Hello everyone and welcome to this new series of updates. I've been dealing primarily with game asset production the past few months, and have finally began making some headway in terms of creating assets which begin to resemble 'next-gen' assets. I'll be posting a few of the assets I've made recently and I'm considering starting a series of little Youtube clips providing different time-lapses of how they're created and maybe sharing some of the stuff I've learned throughout. 

I'm in no way a professional modeler, though I have spent a few years (on and off) dealing with 3d design and concept work. I would say I've started taking a bit more seriously in the past two years, but I still consider myself very much a beginner in the field. That said, there are a few, fairly ambitious, projects in the work, more on which will be shared in the near future. 

For this particular example I wanted to experiment with the corruption of traditional architectural forms and therefore I took a Doric column model I had quickly modeled in 3ds Max and gave it the 'Giger' treatment. Below the gallery of stills showing off the assets, I've included my notes in terms of workflow and general thoughts. 

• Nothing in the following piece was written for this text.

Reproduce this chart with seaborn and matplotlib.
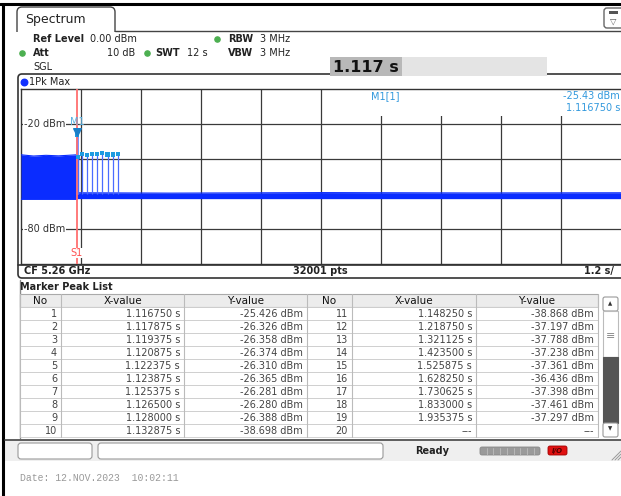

  • The Doric Column base mesh was modeled, based on references in 3dsmax
  • The base mesh was them imported into Zbrush, where the overall shape was determined - ie a slight curvature was added, through clip-brush trimming. The overall volumes were created using the standard Clay Buildup brush
  • I kept the polycount at a fairly conservative level - around 1.27mil - which allowed me to sculpt some fine details and not go delve into too much fine detail and ornamentation
  • A low poly mesh was automatically generated within Zbrush using the Zremesher tool which resulted in a mesh of around 11k polys. This can be brought further down, and can be greatly refined should one manually retopo the mesh but for its intended purpose (quick concept) it was acceptable
  • Normal, cavity and ambient occlusion maps were baked in xNormal
  • Texture work was done in Substance Painter which was a fairly recent addition to my workflow and I'm pretty much loving it so far. Most is handpainted with some royalty-free texture maps used here and there
  • The presentation renders were done within Marmoset Toolbag which gave me a pretty good approximation on how this would look like in UE4 - where it ended up being used for a destructibility demo. Furthermore, it's a pretty quick way of previewing game-assets and presenting them as well. 

That's pretty much for this one - I've succesfully imported it into UE4 and carried out some destruction tests on it and it worked pretty nicely so it's not too bad in terms of overhead and performance costs.